We have two options. KO provides the social housing or private companies do. But we must realise that the govt pays off both (the KO option will be cheaper long term).
KO housing is better in the long term, because the govt retains an asset and is not paying off someone else's.
Housing and social housing is precisely what we should be using govt debt for.

Any KO homes in poor condition and no longer viable to re-build on, due to location suitability should be sold.
While I can't disagree with what you are saying that it is cheaper for government to provide the housing, Labour repeatedly told us it was going to build over 6,000 new houses in this next term if re-elected, but they were only replacement houses. They were not increasing the housing stock.

The fact is, that despite their policies stating how many more new houses were provided under their terms in power, less than 1/4 of the housing for transitional and social housing was provided by KO, with over 3/4 coming from charities and other providers. Even these were not new builds, but existing dwelling being leased long term to the government.... when you read figures like 27,000 new public houses by 2027 that means 6,000 new builds and 21,000 re-purposed existing dwellings owned outside of government.

In the release below, Woods states that over their term in office, Labour provided over 4,000 more transitional homes, but the KO report from Sept of last year says that KO only manages 2,408 transitional homes. I wonder where the extra 2,000 homes Labour was supposed to have built are? That's right.... they're provided by others.

In the release below, Woods stats that Labour delivered over 13,000 new public homes.... but only 6,000 of those were new houses to the KO numbers, 7,000 replacement stock.


For the true numbers for how many new dwellings (additional to what National provided), compare the KO stock figures from 2017 to 2023. They show what's has really happened outside of the spin provided by National and Labour.


 
While I can't disagree with what you are saying that it is cheaper for government to provide the housing, Labour repeatedly told us it was going to build over 6,000 new houses in this next term if re-elected, but they were only replacement houses. They were not increasing the housing stock.

The fact is, that despite their policies stating how many more new houses were provided under their terms in power, less than 1/4 of the housing for transitional and social housing was provided by KO, with over 3/4 coming from charities and other providers. Even these were not new builds, but existing dwelling being leased long term to the government.... when you read figures like 27,000 new public houses by 2027 that means 6,000 new builds and 21,000 re-purposed existing dwellings owned outside of government.

In the release below, Woods states that over their term in office, Labour provided over 4,000 more transitional homes, but the KO report from Sept of last year says that KO only manages 2,408 transitional homes. I wonder where the extra 2,000 homes Labour was supposed to have built are? That's right.... they're provided by others.

In the release below, Woods stats that Labour delivered over 13,000 new public homes.... but only 6,000 of those were new houses to the KO numbers, 7,000 replacement stock.


For the true numbers for how many new dwellings (additional to what National provided), compare the KO stock figures from 2017 to 2023. They show what's has really happened outside of the spin provided by National and Labour.

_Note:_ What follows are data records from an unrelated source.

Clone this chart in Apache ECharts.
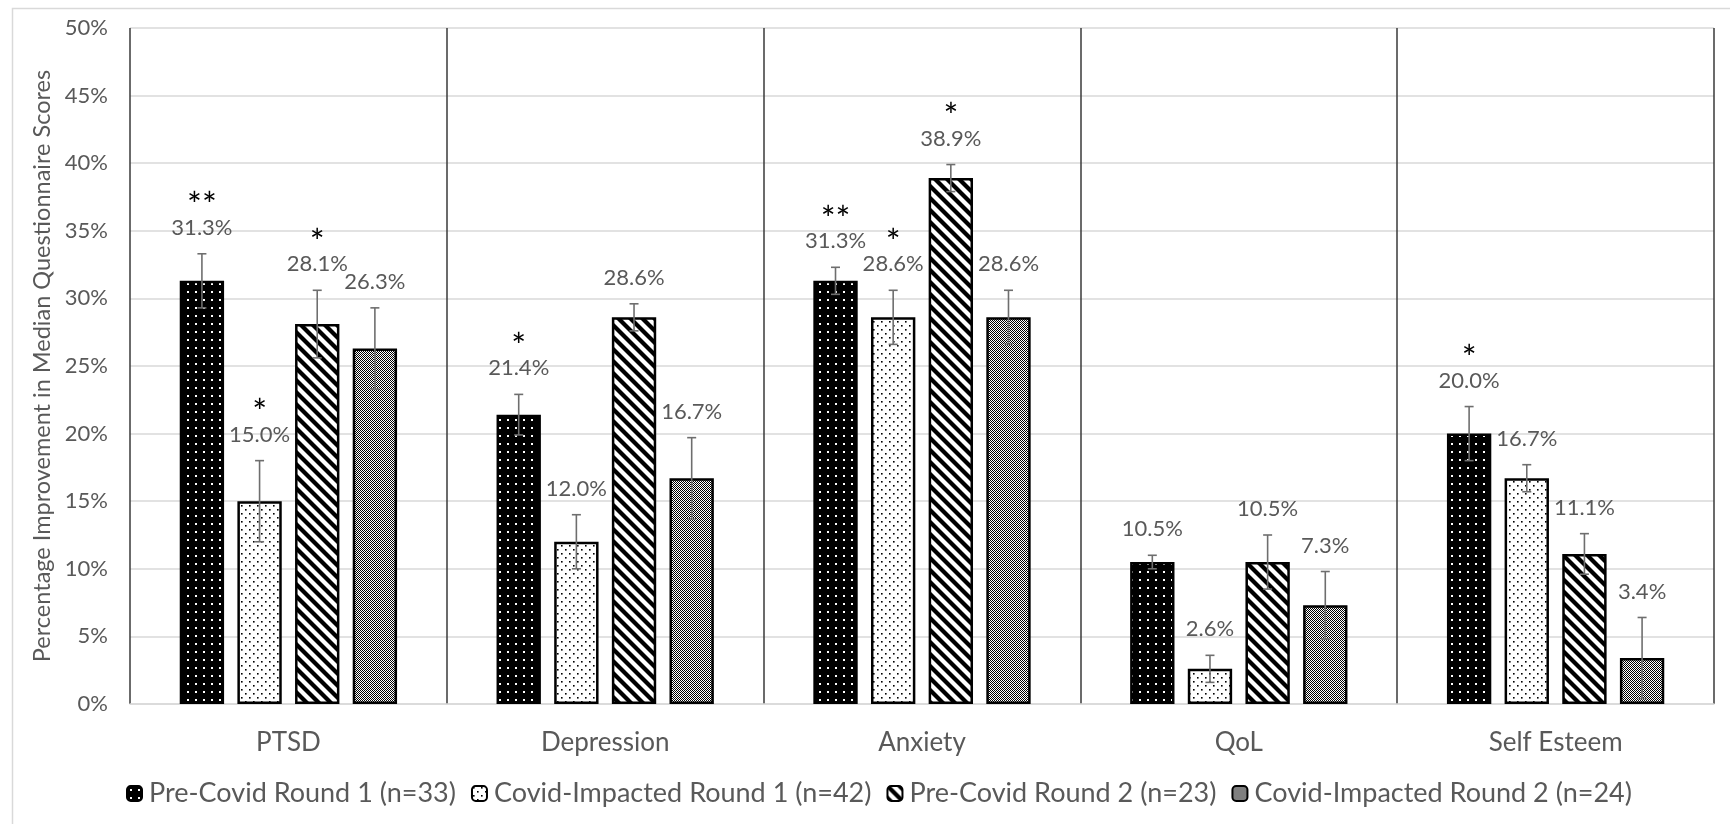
<!DOCTYPE html>
<html>
<head>
<meta charset="utf-8">
<script src="https://cdn.jsdelivr.net/npm/echarts@6/dist/echarts.min.js"></script>
<style>
html,body{margin:0;padding:0;background:#fff;}
#chart{width:1730px;height:824px;}
</style>
</head>
<body>
<div id="chart"></div>
<script>
// ---- data ----
const categories = ['PTSD', 'Depression', 'Anxiety', 'QoL', 'Self Esteem'];
const seriesNames = ['Pre-Covid Round 1 (n=33)', 'Covid-Impacted Round 1 (n=42)', 'Pre-Covid Round 2 (n=23)', 'Covid-Impacted Round 2 (n=24)'];
const preCovidR1 = [31.3, 21.4, 31.3, 10.5, 20.0];
const covidR1 = [15.0, 12.0, 28.6, 2.6, 16.7];
const preCovidR2 = [28.1, 28.6, 38.9, 10.5, 11.1];
const covidR2 = [26.3, 16.7, 28.6, 7.3, 3.4];
const preCovidR1Err = [2.0, 1.5, 1.0, 0.5, 2.0];
const covidR1Err = [3.0, 2.0, 2.0, 1.0, 1.0];
const preCovidR2Err = [2.5, 1.0, 1.0, 2.0, 1.5];
const covidR2Err = [3.0, 3.0, 2.0, 2.5, 3.0];
const preCovidR1Stars = ['**', '*', '**', '', '*'];
const covidR1Stars = ['*', '', '*', '', ''];
const preCovidR2Stars = ['*', '', '*', '', ''];
const covidR2Stars = ['', '', '', '', ''];
const yAxisMin = 0, yAxisMax = 50, yAxisStep = 5;

// ---- styling ----
const BAR_W = 0.14, BAR_GAP = 0.30;
const FONT = 'Lato, "Open Sans", sans-serif';
const GRAY_TEXT = '#595959';

function makeTile(w, h, draw) {
  const c = document.createElement('canvas');
  c.width = w; c.height = h;
  const ctx = c.getContext('2d');
  draw(ctx, w, h);
  return { image: c, repeat: 'repeat' };
}
const patBlackDots = makeTile(8, 8, (ctx, w, h) => {
  ctx.fillStyle = '#000'; ctx.fillRect(0, 0, w, h);
  ctx.fillStyle = '#fff'; ctx.fillRect(3, 3, 2, 2);
});
const patWhiteDots = makeTile(8, 8, (ctx, w, h) => {
  ctx.fillStyle = '#fff'; ctx.fillRect(0, 0, w, h);
  ctx.fillStyle = '#000'; ctx.fillRect(1, 1, 1.6, 1.6); ctx.fillRect(5, 5, 1.6, 1.6);
});
const patStripes = makeTile(12, 12, (ctx, w, h) => {
  ctx.fillStyle = '#fff'; ctx.fillRect(0, 0, w, h);
  ctx.strokeStyle = '#000'; ctx.lineWidth = 4.2;
  [-12, 0, 12].forEach((ox) => {
    ctx.beginPath(); ctx.moveTo(ox - 3, -3); ctx.lineTo(ox + 15, 15); ctx.stroke();
  });
});
const patChecker = makeTile(2, 2, (ctx) => {
  ctx.fillStyle = '#fff'; ctx.fillRect(0, 0, 2, 2);
  ctx.fillStyle = '#000'; ctx.fillRect(0, 0, 1, 1); ctx.fillRect(1, 1, 1, 1);
});
const patterns = [patBlackDots, patWhiteDots, patStripes, patChecker];

const values = [preCovidR1, covidR1, preCovidR2, covidR2];
const errs = [preCovidR1Err, covidR1Err, preCovidR2Err, covidR2Err];
const stars = [preCovidR1Stars, covidR1Stars, preCovidR2Stars, covidR2Stars];

const errRows = [];
const errMeta = [];
values.forEach((vals, si) => {
  vals.forEach((v, ci) => {
    errRows.push([ci, v, errs[si][ci], si]);
    errMeta.push({ star: stars[si][ci], label: v.toFixed(1) + '%' });
  });
});

const barSeries = seriesNames.map((name, si) => ({
  name: name,
  type: 'bar',
  data: values[si],
  barWidth: (BAR_W * 100) + '%',
  barGap: (BAR_GAP * 100) + '%',
  itemStyle: { color: patterns[si], borderColor: '#000', borderWidth: 2.5 },
  z: 2
}));

const errorSeries = {
  type: 'custom',
  name: 'errors',
  data: errRows,
  encode: { x: 0, y: 1 },
  z: 5,
  clip: false,
  silent: true,
  renderItem: function (params, api) {
    const ci = api.value(0), v = api.value(1), e = api.value(2), si = api.value(3);
    const band = api.size([1, 0])[0];
    const dx = (si - 1.5) * band * BAR_W * (1 + BAR_GAP);
    const top = api.coord([ci, v + e]);
    const bot = api.coord([ci, Math.max(v - e, 0)]);
    const x = top[0] + dx;
    const cap = 4.5;
    const ls = { stroke: '#6e6e6e', lineWidth: 1.6 };
    const meta = errMeta[params.dataIndex];
    const children = [
      { type: 'line', shape: { x1: x, y1: top[1], x2: x, y2: bot[1] }, style: ls },
      { type: 'line', shape: { x1: x - cap, y1: top[1], x2: x + cap, y2: top[1] }, style: ls },
      { type: 'line', shape: { x1: x - cap, y1: bot[1], x2: x + cap, y2: bot[1] }, style: ls },
      { type: 'text', x: x, y: top[1] - 26, style: { text: meta.label, fill: GRAY_TEXT, font: '22px ' + FONT, align: 'center', verticalAlign: 'middle' } }
    ];
    if (meta.star) {
      children.push({ type: 'text', x: x, y: top[1] - 26 - 22, style: { text: meta.star, fill: '#000', font: '35px ' + FONT, align: 'center', verticalAlign: 'middle' } });
    }
    return { type: 'group', children: children };
  }
};

const chart = echarts.init(document.getElementById('chart'), null, { renderer: 'canvas' });
chart.setOption({
  backgroundColor: '#fff',
  animation: false,
  graphic: [{
    type: 'rect', left: 10, top: 6, z: -1,
    shape: { width: 1760, height: 860 },
    style: { fill: 'none', stroke: '#d9d9d9', lineWidth: 1.5 }
  }],
  grid: { left: 130, right: 16, top: 28, bottom: 120 },
  legend: {
    data: seriesNames,
    left: 121, top: 775,
    itemWidth: 15, itemHeight: 15, itemGap: 15,
    textStyle: { color: GRAY_TEXT, fontSize: 27, fontFamily: FONT, padding: [0, 0, 0, 2] },
    itemStyle: { borderWidth: 2 }
  },
  xAxis: {
    type: 'category',
    data: categories,
    axisLine: { show: true, lineStyle: { color: '#d9d9d9', width: 1.5 } },
    axisTick: { show: false },
    axisLabel: { color: GRAY_TEXT, fontSize: 26, fontFamily: FONT, margin: 26 },
    splitLine: { show: true, lineStyle: { color: '#3a3a3a', width: 1.5 } }
  },
  yAxis: {
    type: 'value',
    min: yAxisMin, max: yAxisMax, interval: yAxisStep,
    name: 'Percentage Improvement in Median Questionnaire Scores',
    nameLocation: 'middle', nameGap: 72,
    nameTextStyle: { color: GRAY_TEXT, fontSize: 23.5, fontFamily: FONT },
    axisLine: { show: false },
    axisTick: { show: false },
    axisLabel: { color: GRAY_TEXT, fontSize: 22, fontFamily: FONT, margin: 22, formatter: '{value}%' },
    splitLine: { show: true, lineStyle: { color: '#d9d9d9', width: 1.5 } }
  },
  series: barSeries.concat([errorSeries])
});
</script>
</body>
</html>
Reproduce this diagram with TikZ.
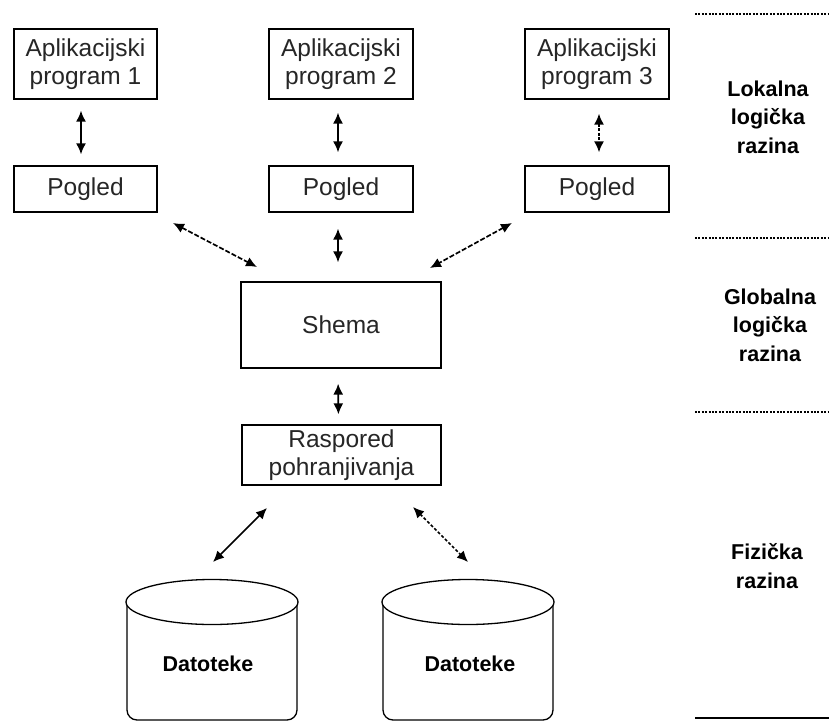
\documentclass[tikz,border=0pt]{standalone}
\usepackage{fontspec}
\setmainfont{Liberation Sans}
\usetikzlibrary{arrows.meta}
\begin{document}
\begin{tikzpicture}[x=1pt,y=-1pt,
  box/.style={draw=black, line width=1.3pt, fill=white, align=center,
    font=\fontsize{24.5}{28.5}\selectfont, text=black!85, inner sep=0pt},
  level/.style={align=center, font=\fontsize{21.5}{28.5}\selectfont\bfseries},
  store/.style={font=\fontsize{21.5}{26}\selectfont\bfseries},
  link/.style={line width=1.7pt, {Latex[length=11pt,width=10pt]}-{Latex[length=11pt,width=10pt]}},
  brokenlink/.style={link, dash pattern=on 5pt off 2pt},
  sep/.style={line width=1.3pt, dash pattern=on 2pt off 1.4pt}
]
\useasboundingbox (0,0) rectangle (829,722);

% application programs
\node[box, minimum width=143pt, minimum height=70pt] (app1) at (85.5,64) {Aplikacijski\\program 1};
\node[box, minimum width=144pt, minimum height=70pt] (app2) at (341,64) {Aplikacijski\\program 2};
\node[box, minimum width=144pt, minimum height=70pt] (app3) at (597,64) {Aplikacijski\\program 3};

% views
\node[box, minimum width=143pt, minimum height=46pt] (pog1) at (85.5,189) {Pogled};
\node[box, minimum width=144pt, minimum height=46pt] (pog2) at (341,189) {Pogled};
\node[box, minimum width=144pt, minimum height=46pt] (pog3) at (597,189) {Pogled};

% schema and storage layout
\node[box, minimum width=200pt, minimum height=86pt] (shema) at (341,325) {Shema};
\node[box, minimum width=199pt, minimum height=60pt] (rasp) at (341.5,455) {Raspored\\pohranjivanja};

% file stores
\draw[line width=1.3pt, rounded corners=10pt] (127,602) -- (127,720) -- (297,720) -- (297,602);
\draw[line width=1.3pt, fill=white] (212,602) ellipse [x radius=86pt, y radius=22.5pt];
\node[store] (dat1) at (208,664) {Datoteke};

\draw[line width=1.3pt, rounded corners=10pt] (383,602) -- (383,720) -- (553,720) -- (553,602);
\draw[line width=1.3pt, fill=white] (468,602) ellipse [x radius=86pt, y radius=22.5pt];
\node[store] (dat2) at (470,664) {Datoteke};

% connector end points
\coordinate (p1a) at (173,223);  \coordinate (p1b) at (257,267);
\coordinate (p3a) at (512,223);  \coordinate (p3b) at (430,268);
\coordinate (r1a) at (267,508);  \coordinate (r1b) at (213,562);
\coordinate (r2a) at (413,507);  \coordinate (r2b) at (468,562);

% connectors
\draw[link, shorten >=11pt, shorten <=11pt] ([xshift=-4.5pt]app1.south) -- ([xshift=-4.5pt]pog1.north);
\draw[link, shorten >=13pt, shorten <=13pt] ([xshift=-3pt]app2.south) -- ([xshift=-3pt]pog2.north);
\draw[link, dash pattern=on 3pt off 1.5pt, shorten >=13pt, shorten <=14pt] ([xshift=2pt]app3.south) -- ([xshift=2pt]pog3.north);
\draw[link, shorten >=19pt, shorten <=16pt] ([xshift=-3pt]pog2.south) -- ([xshift=-3pt]shema.north);
\draw[link, shorten >=10pt, shorten <=15pt] ([xshift=-3pt]shema.south) -- ([xshift=-3pt]rasp.north);
\draw[brokenlink] (p1a) -- (p1b);
\draw[brokenlink] (p3a) -- (p3b);
\draw[link] (r1a) -- (r1b);
\draw[link, dash pattern=on 3pt off 2pt] (r2a) -- (r2b);

% level separators and labels
\coordinate (s0l) at (695,14);  \coordinate (s0r) at (829,14);
\coordinate (s1l) at (695,238); \coordinate (s1r) at (829,238);
\coordinate (s2l) at (695,412); \coordinate (s2r) at (829,412);
\coordinate (s3l) at (695,718); \coordinate (s3r) at (829,718);
\draw[sep] (s0l) -- (s0r);
\draw[sep] (s1l) -- (s1r);
\draw[sep] (s2l) -- (s2r);
\draw[line width=1.3pt] (s3l) -- (s3r);

\node[level] (lok) at (768,117) {Lokalna\\logička\\razina};
\node[level] (glob) at (770,325) {Globalna\\logička\\razina};
\node[level] (fiz) at (767,566) {Fizička\\razina};
\end{tikzpicture}
\end{document}
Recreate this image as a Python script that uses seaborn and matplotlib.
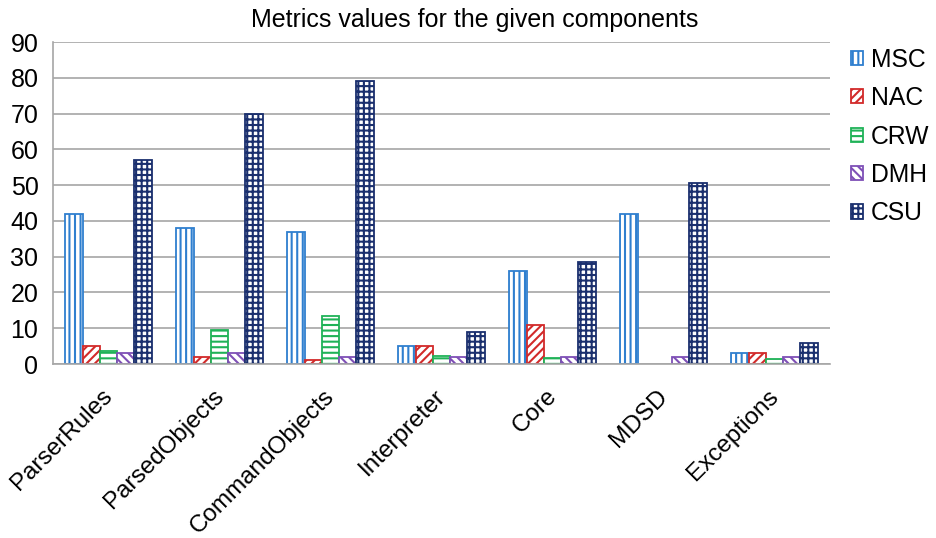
import matplotlib
matplotlib.use("Agg")
import matplotlib.pyplot as plt
from matplotlib.patches import Patch
from matplotlib.transforms import ScaledTranslation
import seaborn as sns
import pandas as pd
import numpy as np

# Components and the metric values measured for each of them
components = ["ParserRules", "ParsedObjects", "CommandObjects", "Interpreter",
              "Core", "MDSD", "Exceptions"]
metrics = ["MSC", "NAC", "CRW", "DMH", "CSU"]
msc = [42, 38, 37, 5, 26, 42, 3]
nac = [5, 2, 1, 5, 11, 0, 3]
crw = [3.5, 9.5, 13.3, 2.1, 1.6, 0, 1.4]
dmh = [3, 3, 2, 2, 2, 2, 2]
csu = [57, 70, 79, 9, 28.5, 50.5, 6]
y_ticks = [0, 10, 20, 30, 40, 50, 60, 70, 80, 90]

colors = ["#2f7fcf", "#d22a2a", "#1fb257", "#7e4fb6", "#1a2f6e"]
hatches = ["|||", "////", "---", "\\\\\\\\", "+++"]

df = pd.DataFrame({
    "component": np.repeat(components, len(metrics)),
    "metric": metrics * len(components),
    "value": np.ravel(np.column_stack([msc, nac, crw, dmh, csu])),
})

sns.set_style("white")
plt.rcParams["font.family"] = ["Liberation Sans", "DejaVu Sans"]
plt.rcParams["hatch.linewidth"] = 1.5
plt.rcParams["text.color"] = "black"
plt.rcParams["xtick.labelcolor"] = "black"
plt.rcParams["ytick.labelcolor"] = "black"

fig = plt.figure(figsize=(9.37, 5.38), dpi=100)
ax = fig.add_axes([53 / 937, 1 - 364 / 538, (830 - 53) / 937, (364 - 42) / 538])

sns.barplot(data=df, x="component", y="value", hue="metric", order=components,
            hue_order=metrics, palette=colors, width=0.78, gap=0, ax=ax,
            legend=False, errorbar=None)

for cont, col, h in zip(ax.containers, colors, hatches):
    for bar in cont:
        bar.set_facecolor("white")
        bar.set_edgecolor(col)
        bar.set_linewidth(1.3)
        bar.set_hatch(h)
        if bar.get_height() == 0:
            bar.set_visible(False)

grid_col = "#a6a6a6"
ax.set_ylim(0, 90)
ax.set_yticks(y_ticks)
ax.set_xlim(-0.5, len(components) - 0.5)
ax.yaxis.grid(True, color=grid_col, linewidth=1.2)
ax.set_axisbelow(True)
for s in ["top", "right"]:
    ax.spines[s].set_visible(False)
for s in ["left", "bottom"]:
    ax.spines[s].set_color(grid_col)
    ax.spines[s].set_linewidth(1.2)

ax.set_xlabel("")
ax.set_ylabel("")
ax.tick_params(axis="y", length=5, width=1.2, color=grid_col, labelsize=18, pad=5.5,
               labelcolor="black")
ax.tick_params(axis="x", which="major", length=0, labelsize=17.5, pad=6,
               labelcolor="black")
ax.set_xticks(np.arange(-0.5, len(components) + 0.5, 1), minor=True)
ax.tick_params(axis="x", which="minor", length=5, width=1.2, color=grid_col)
shift = ScaledTranslation(-7 / 100, -13 / 100, fig.dpi_scale_trans)
for lbl in ax.get_xticklabels():
    lbl.set_rotation(45)
    lbl.set_ha("right")
    lbl.set_rotation_mode("anchor")
    lbl.set_transform(lbl.get_transform() + shift)

ax.set_title("Metrics values for the given components", fontsize=18, pad=11,
             x=(474.5 - 53) / (830 - 53), color="black")

handles = [Patch(facecolor="white", edgecolor=c, hatch=h, linewidth=1.3)
           for c, h in zip(colors, hatches)]
leg = fig.legend(handles, metrics, loc="upper left", bbox_to_anchor=(841 / 937, 1 - 38 / 538),
                 frameon=False, fontsize=17.8, handlelength=0.5, handleheight=0.5,
                 handletextpad=0.3, labelspacing=0.58, borderaxespad=0)
for t in leg.get_texts():
    t.set_color("black")

fig.savefig("out.png", dpi=100, facecolor="white")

Most of that is noise. Labour strangled itself with the debt responsibility targets, and their spin reflects this.
Do you not consider replacement stock as new (if the homes weren't usable previously)?
They can claim, in a way, that they are providing all transitional housing, because they are paying for it all at great cost.
My angle is whether the Govt should be doing it. Because that is the bit that is going to be dismantled by Bill English (I suspect).
The biggest thing holding KO back is the govt adherence to shitty low debt targets. Which are meaningless.
KO helps in two ways, expanding housing supply (lowering rents, increasing disposable income) and expanding the building sector (increase capacity). Debt should not matter here, until we meet need. Oversight should be about whether they are functioning and providing the new homes efficiently, not whether the debt is too high.